Using the Excel UI, I can then assign the [] to any cell. However, no matter what I try, this doesn't work. I initially thought there might be some issue with the date format so I've worked myself to the point where I am entering into the cell, the exact copy (&dates=2011-08-01,2011-08-05) as text.

Each time, the feed pulls up with just the current days data (which is the default behavior when no dates are specified). It isn't giving an error (which it will do for relatively small infractions, like not having two-digit months) which makes me think it just simply isn't replacing the [] with the specified text. I'm also using this same method for a WebTrends Web Service query and gettign similarly frustrating results. I've read every how-to on web queries, and I'm following them exactly.

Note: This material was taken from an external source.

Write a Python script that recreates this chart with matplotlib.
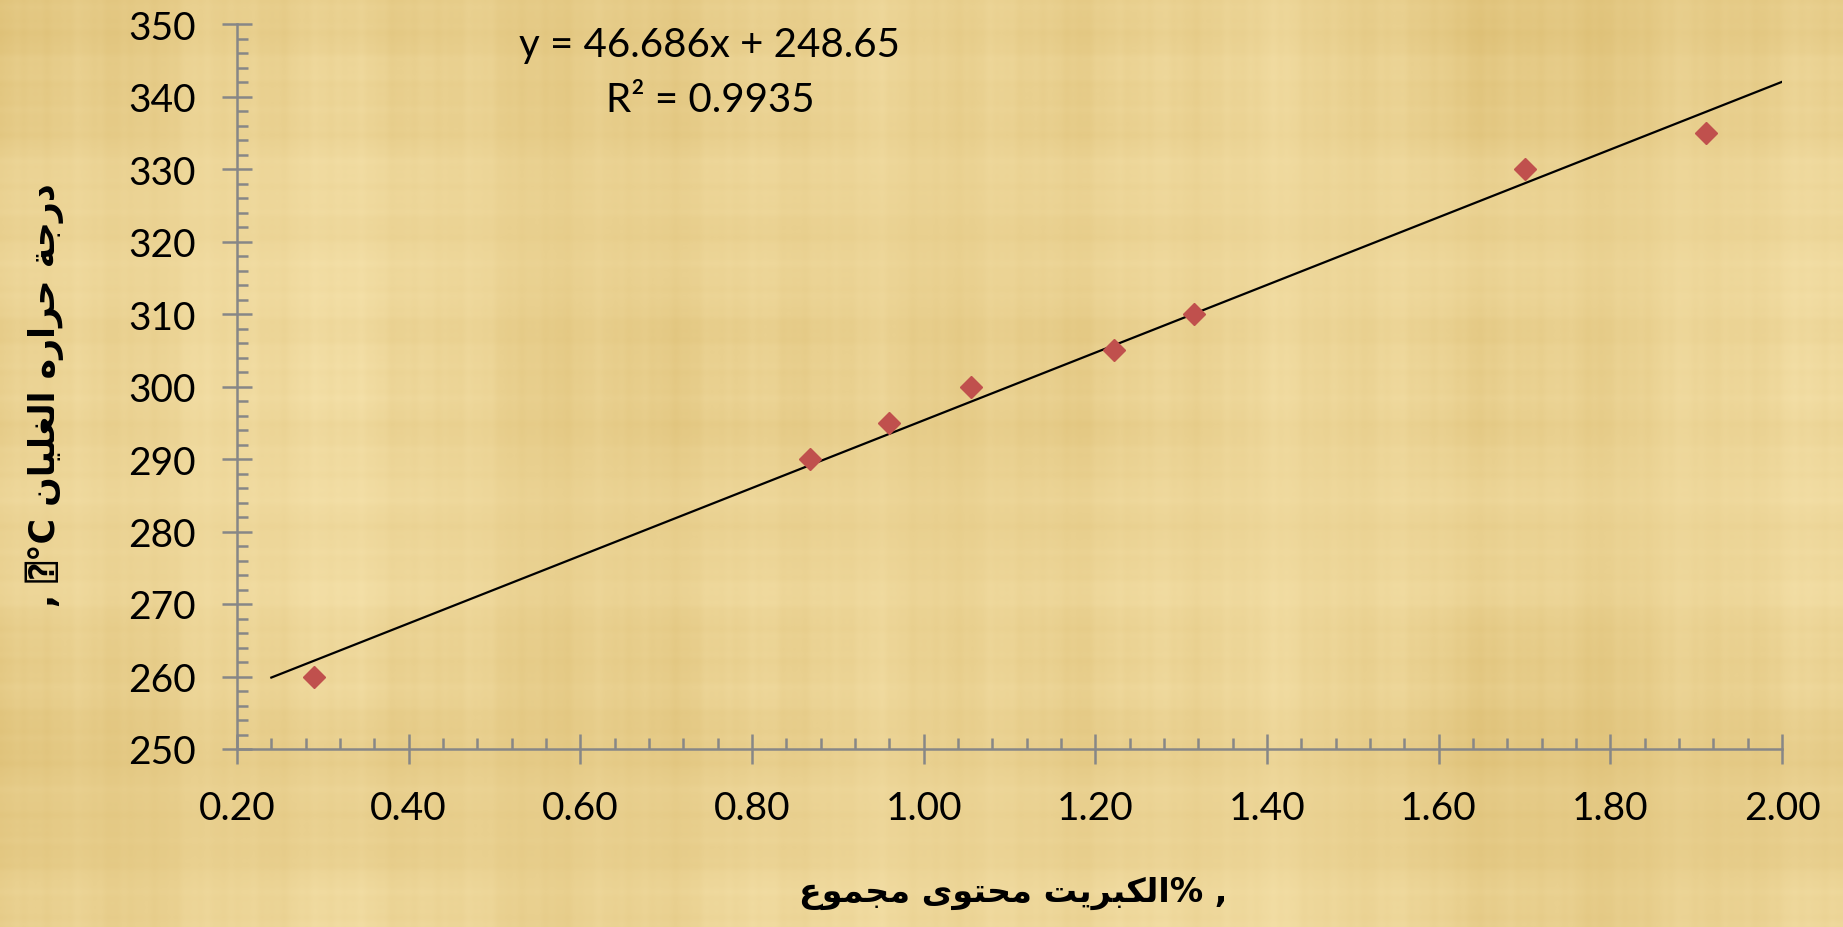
import numpy as np
import matplotlib
matplotlib.use("Agg")
import matplotlib.pyplot as plt
from matplotlib.ticker import MultipleLocator, FormatStrFormatter

# sulfur content (%) vs boiling temperature (C)
sulfur = [0.29, 0.868, 0.96, 1.055, 1.222, 1.315, 1.70, 1.912]
boiling = [260, 290, 295, 300, 305, 310, 330, 335]

# trendline as reported on the chart
slope, intercept = 46.686, 248.65
r_squared = 0.9935
trend_x = [0.24, 2.00]

# arabic labels, pre-shaped (presentation forms) in visual order
x_label = ("\uFEC9\uFEEE\uFEE4\uFEA0\uFEE3 "
           "\uFEEF\uFEEE\uFE98\uFEA4\uFEE3 "
           "\uFE96\uFEF3\uFEAE\uFE92\uFEDC\uFEDF\uFE8D% ,")
y_label = (", \u2370\u00b0C "
           "\uFEE5\uFE8E\uFEF4\uFEE0\uFED0\uFEDF\uFE8D "
           "\uFEE9\uFEAD\uFE8D\uFEAE\uFEA3 "
           "\uFE94\uFE9F\uFEAD\uFEA9")

W, H = 1843, 928
fig = plt.figure(figsize=(W / 100, H / 100), dpi=100)

# papyrus-like background: woven vertical/horizontal fibre streaks + soft blotches
bg = fig.add_axes([0, 0, 1, 1], zorder=-10)
yy, xx = np.mgrid[0:H, 0:W].astype(float)
fx = np.zeros(W)
fy = np.zeros(H)
xs = np.arange(W)
ys = np.arange(H)
for f, p, a in [(0.013, 0.4, 0.5), (0.047, 1.3, 0.35), (0.11, 2.2, 0.2),
                (0.29, 0.7, 0.12), (0.53, 1.9, 0.08), (0.0071, 2.8, 0.4)]:
    fx += a * np.sin(xs * f + p)
for f, p, a in [(0.017, 1.1, 0.45), (0.061, 0.2, 0.3), (0.13, 2.6, 0.18),
                (0.37, 1.4, 0.1), (0.61, 0.5, 0.07), (0.0093, 0.9, 0.35)]:
    fy += a * np.sin(ys * f + p)
tex = fx[None, :] * (0.8 + 0.2 * np.sin(yy * 0.021)) + fy[:, None] * (0.8 + 0.2 * np.cos(xx * 0.017))
tex += 0.5 * np.sin(xx * 0.004 + 1.0) * np.sin(yy * 0.007 + 2.0)
tex = (tex - tex.min()) / (tex.max() - tex.min())
light = np.array([244, 224, 168]) / 255
dark = np.array([222, 192, 118]) / 255
img = light * (1 - tex[..., None]) + dark * tex[..., None]
bg.imshow(img, aspect="auto", interpolation="bilinear", extent=[0, 1, 0, 1])
bg.set_axis_off()

ax = fig.add_axes([237 / W, 1 - 750 / H, (1782 - 237) / W, (750 - 25) / H])
ax.patch.set_alpha(0)

ax.plot(trend_x, [slope * v + intercept for v in trend_x], color="black", lw=1.6, zorder=2)
ax.plot(sulfur, boiling, "D", color="#C0504D", ms=11.5, mec="#C0504D", zorder=3)

ax.set_xlim(0.2, 2.0)
ax.set_ylim(250, 350)
ax.xaxis.set_major_locator(MultipleLocator(0.2))
ax.xaxis.set_minor_locator(MultipleLocator(0.04))
ax.yaxis.set_major_locator(MultipleLocator(10))
ax.yaxis.set_minor_locator(MultipleLocator(2))
ax.xaxis.set_major_formatter(FormatStrFormatter("%.2f"))

axis_grey = "#878787"
for side in ["top", "right"]:
    ax.spines[side].set_visible(False)
for side in ["left", "bottom"]:
    ax.spines[side].set_color(axis_grey)
    ax.spines[side].set_linewidth(1.8)

ax.tick_params(which="major", direction="inout", length=21, width=1.8,
               color=axis_grey, labelsize=28, pad=19)
ax.tick_params(which="minor", direction="in", length=8, width=1.8, color=axis_grey)
for lab in ax.get_xticklabels() + ax.get_yticklabels():
    lab.set_fontfamily("Lato")

ax.text(0.751, 347.2, "y = 46.686x + 248.65", ha="center", va="center",
        fontsize=29, family="Lato")
ax.text(0.751, 339.6, "R\u00b2 = %.4f" % r_squared, ha="center", va="center",
        fontsize=29, family="Lato")

fig.text(1013 / W, 1 - 893 / H, x_label, ha="center", va="center",
         fontsize=24, fontweight="bold", family=["DejaVu Sans", "DejaVu Sans Mono"])
fig.text(45 / W, 1 - 395 / H, y_label, ha="center", va="center", rotation=90,
         fontsize=25, fontweight="bold", family=["DejaVu Sans", "DejaVu Sans Mono"])

fig.savefig("out.png", dpi=100)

I can't find any place to see what the final URL Excel is requesting, so it's a bit of a shot in the dark. Any thoughts on next steps would be greatly appreciated!

Best, Nathan

Answer

nathanziarek picture nathanziarek · Aug 12, 2011

The answer was no to use the Web Query "wizard" and just do it by hand.

  1. Open Notepad (or some text editor)
  2. In the editor type the following four lines:

    WEB
    1
    http://example.com/index.html?something=[]&somethingelse=[]
    [BLANK]
    
  3. Save it as anything with an .iqy extension.
  4. Open Excel, go to the Data ribbon, and click "Existing Connections"
  5. Click "Browse for More..."
  6. Find the IQY file you made and click "Open"

Excel will then ask you where you want to put the resulting data, followed by prompts for each placeholder you entered in the URL. Those prompts let you either type in a value, or select a cell to act as the data.